INFORMATION SUPPLIED:

============

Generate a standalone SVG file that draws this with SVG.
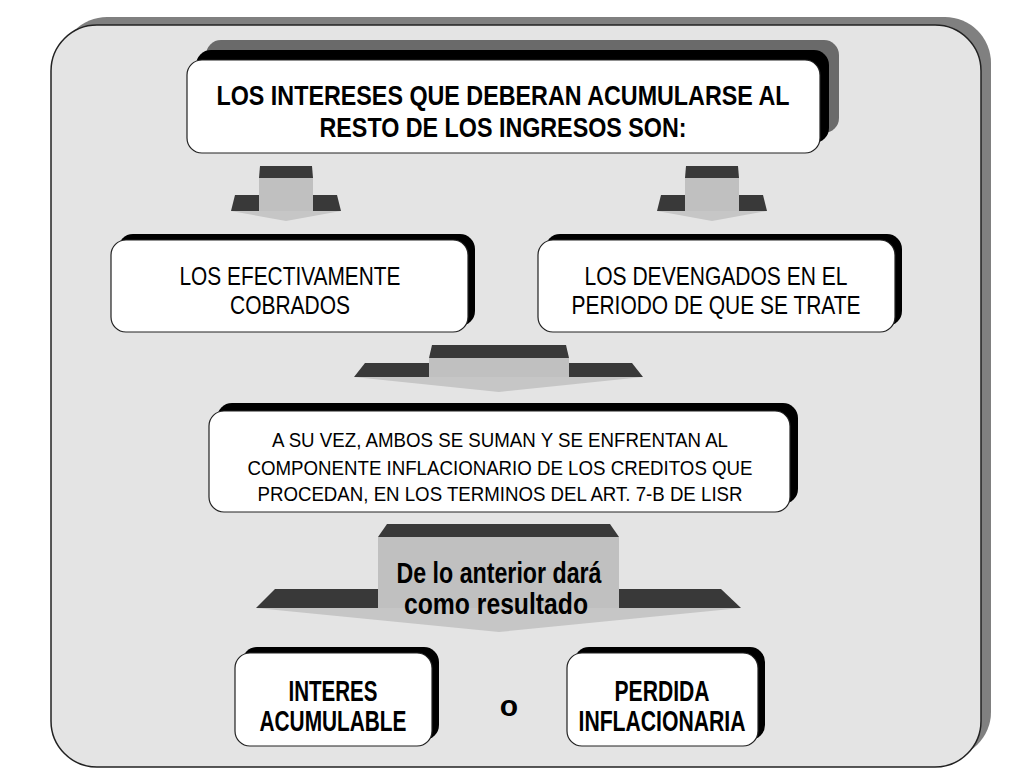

============

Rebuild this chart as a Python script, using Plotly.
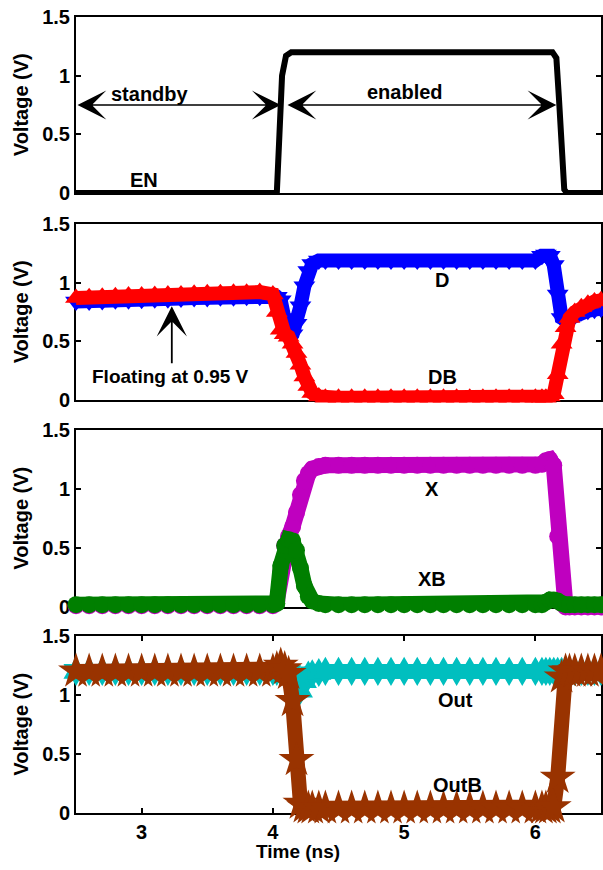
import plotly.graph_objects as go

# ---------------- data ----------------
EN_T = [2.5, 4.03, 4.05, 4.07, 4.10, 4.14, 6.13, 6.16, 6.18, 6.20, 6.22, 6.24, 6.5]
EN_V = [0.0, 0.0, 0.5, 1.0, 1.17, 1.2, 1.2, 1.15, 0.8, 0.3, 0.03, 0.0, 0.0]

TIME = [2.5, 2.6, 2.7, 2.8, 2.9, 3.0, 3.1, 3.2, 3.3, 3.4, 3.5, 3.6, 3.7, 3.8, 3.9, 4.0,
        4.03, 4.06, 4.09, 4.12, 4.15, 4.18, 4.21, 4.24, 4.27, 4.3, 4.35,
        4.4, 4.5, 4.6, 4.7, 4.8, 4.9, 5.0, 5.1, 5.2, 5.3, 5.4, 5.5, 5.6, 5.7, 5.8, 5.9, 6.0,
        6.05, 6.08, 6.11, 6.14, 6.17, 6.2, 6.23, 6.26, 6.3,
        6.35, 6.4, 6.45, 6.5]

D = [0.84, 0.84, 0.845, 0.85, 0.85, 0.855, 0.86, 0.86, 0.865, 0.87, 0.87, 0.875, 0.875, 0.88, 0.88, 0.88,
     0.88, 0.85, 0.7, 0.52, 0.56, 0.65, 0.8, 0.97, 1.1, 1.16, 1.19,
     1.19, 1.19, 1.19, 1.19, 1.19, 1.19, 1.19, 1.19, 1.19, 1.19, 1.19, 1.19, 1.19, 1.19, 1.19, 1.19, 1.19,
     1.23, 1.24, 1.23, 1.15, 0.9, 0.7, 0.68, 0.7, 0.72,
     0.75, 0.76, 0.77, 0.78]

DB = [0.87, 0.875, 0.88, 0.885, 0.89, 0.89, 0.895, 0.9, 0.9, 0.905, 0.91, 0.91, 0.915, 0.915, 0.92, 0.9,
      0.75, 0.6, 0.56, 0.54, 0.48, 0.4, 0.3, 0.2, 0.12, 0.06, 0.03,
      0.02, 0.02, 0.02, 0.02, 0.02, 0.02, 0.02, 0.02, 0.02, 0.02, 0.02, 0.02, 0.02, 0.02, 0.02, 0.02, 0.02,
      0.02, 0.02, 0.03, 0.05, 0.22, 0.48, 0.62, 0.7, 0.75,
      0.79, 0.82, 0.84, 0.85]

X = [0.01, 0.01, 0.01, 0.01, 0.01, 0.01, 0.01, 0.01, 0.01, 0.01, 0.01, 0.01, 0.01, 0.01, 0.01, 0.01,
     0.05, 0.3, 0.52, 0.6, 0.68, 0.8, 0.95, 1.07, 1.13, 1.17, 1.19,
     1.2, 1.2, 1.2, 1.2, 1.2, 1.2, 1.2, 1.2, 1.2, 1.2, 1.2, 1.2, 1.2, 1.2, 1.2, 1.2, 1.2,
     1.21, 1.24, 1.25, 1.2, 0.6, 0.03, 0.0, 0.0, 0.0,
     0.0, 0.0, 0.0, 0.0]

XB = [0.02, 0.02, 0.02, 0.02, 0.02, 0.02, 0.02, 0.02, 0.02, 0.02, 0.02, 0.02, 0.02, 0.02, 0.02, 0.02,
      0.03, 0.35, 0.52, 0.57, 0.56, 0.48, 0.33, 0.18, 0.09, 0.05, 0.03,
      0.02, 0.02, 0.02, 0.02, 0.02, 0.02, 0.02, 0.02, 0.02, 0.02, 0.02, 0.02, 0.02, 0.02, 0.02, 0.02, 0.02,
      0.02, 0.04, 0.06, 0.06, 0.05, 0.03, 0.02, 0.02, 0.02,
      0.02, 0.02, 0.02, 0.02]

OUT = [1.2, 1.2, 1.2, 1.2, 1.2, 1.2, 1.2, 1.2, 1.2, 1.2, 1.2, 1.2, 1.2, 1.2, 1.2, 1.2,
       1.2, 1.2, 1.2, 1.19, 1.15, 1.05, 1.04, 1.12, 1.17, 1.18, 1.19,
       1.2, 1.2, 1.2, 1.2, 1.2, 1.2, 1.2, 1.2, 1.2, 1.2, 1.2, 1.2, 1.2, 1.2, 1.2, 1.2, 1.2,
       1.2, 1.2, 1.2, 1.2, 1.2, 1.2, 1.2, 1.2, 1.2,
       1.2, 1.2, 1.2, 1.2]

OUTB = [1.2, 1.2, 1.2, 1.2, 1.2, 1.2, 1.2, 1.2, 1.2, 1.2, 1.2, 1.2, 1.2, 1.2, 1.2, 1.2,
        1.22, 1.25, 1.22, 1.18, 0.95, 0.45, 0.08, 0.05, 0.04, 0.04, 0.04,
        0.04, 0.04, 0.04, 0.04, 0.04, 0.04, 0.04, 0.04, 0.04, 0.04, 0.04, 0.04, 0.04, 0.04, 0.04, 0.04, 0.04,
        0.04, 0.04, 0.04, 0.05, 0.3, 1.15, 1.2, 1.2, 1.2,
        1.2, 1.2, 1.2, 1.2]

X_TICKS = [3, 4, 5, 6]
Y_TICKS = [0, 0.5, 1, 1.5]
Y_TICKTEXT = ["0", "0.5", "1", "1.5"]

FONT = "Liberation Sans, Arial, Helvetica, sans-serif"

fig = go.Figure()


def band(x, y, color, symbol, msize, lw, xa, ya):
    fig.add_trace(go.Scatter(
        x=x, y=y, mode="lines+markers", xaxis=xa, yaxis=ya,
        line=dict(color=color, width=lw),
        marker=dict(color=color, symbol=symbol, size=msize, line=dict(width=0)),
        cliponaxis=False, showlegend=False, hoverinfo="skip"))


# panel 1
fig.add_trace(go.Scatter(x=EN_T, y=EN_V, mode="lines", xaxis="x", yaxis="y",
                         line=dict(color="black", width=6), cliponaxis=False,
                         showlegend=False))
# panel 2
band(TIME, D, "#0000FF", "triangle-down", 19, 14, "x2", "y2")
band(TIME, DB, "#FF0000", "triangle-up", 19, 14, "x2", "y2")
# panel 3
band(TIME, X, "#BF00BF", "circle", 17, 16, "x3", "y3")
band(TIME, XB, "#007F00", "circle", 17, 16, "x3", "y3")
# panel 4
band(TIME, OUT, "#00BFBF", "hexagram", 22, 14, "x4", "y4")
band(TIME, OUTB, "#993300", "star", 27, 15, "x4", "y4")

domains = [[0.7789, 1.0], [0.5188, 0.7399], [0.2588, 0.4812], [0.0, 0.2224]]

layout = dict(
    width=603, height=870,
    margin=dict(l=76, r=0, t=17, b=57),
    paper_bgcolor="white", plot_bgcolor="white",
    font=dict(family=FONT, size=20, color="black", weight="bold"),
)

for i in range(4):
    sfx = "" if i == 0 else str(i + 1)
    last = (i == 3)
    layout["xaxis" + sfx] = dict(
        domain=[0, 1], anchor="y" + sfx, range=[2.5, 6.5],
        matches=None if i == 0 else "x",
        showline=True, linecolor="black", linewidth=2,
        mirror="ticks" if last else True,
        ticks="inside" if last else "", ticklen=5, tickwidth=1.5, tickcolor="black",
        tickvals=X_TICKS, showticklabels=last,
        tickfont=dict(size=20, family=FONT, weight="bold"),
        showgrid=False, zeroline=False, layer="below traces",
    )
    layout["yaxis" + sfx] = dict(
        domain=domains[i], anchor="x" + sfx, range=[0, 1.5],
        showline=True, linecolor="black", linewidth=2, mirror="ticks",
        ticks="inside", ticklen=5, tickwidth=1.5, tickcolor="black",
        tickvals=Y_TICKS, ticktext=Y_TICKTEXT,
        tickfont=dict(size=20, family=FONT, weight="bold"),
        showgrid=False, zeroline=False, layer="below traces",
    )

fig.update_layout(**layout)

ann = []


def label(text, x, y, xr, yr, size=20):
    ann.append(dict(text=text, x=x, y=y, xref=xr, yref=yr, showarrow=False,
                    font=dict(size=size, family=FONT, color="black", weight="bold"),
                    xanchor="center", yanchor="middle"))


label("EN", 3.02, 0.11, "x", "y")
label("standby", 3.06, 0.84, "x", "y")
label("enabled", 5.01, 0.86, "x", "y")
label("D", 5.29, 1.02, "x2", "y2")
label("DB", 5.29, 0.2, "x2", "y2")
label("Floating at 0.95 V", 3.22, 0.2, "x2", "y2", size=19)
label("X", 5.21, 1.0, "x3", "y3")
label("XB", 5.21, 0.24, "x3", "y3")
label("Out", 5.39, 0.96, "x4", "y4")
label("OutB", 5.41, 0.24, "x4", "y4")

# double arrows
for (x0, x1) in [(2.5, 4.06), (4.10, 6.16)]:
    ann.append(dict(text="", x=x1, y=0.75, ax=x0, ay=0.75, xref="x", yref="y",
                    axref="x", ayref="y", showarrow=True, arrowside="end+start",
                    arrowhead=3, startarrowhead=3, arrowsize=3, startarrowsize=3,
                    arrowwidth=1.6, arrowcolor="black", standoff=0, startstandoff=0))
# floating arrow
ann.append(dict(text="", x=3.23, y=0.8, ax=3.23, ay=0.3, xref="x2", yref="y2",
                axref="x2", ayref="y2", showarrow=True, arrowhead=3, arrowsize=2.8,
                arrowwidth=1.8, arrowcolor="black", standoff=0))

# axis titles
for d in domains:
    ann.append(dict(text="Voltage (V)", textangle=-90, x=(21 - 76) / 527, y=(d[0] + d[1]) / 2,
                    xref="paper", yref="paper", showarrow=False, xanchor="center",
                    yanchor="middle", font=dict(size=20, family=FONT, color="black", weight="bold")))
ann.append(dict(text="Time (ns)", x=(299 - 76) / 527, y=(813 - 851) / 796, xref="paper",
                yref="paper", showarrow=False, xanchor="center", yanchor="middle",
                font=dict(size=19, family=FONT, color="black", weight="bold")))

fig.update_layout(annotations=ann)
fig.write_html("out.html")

============

SET PROBLEM: Take every line from the data above that holds "this" and copy it out.

REPLY TO THE TASK:
Generate a standalone SVG file that draws this with SVG.
Rebuild this chart as a Python script, using Plotly.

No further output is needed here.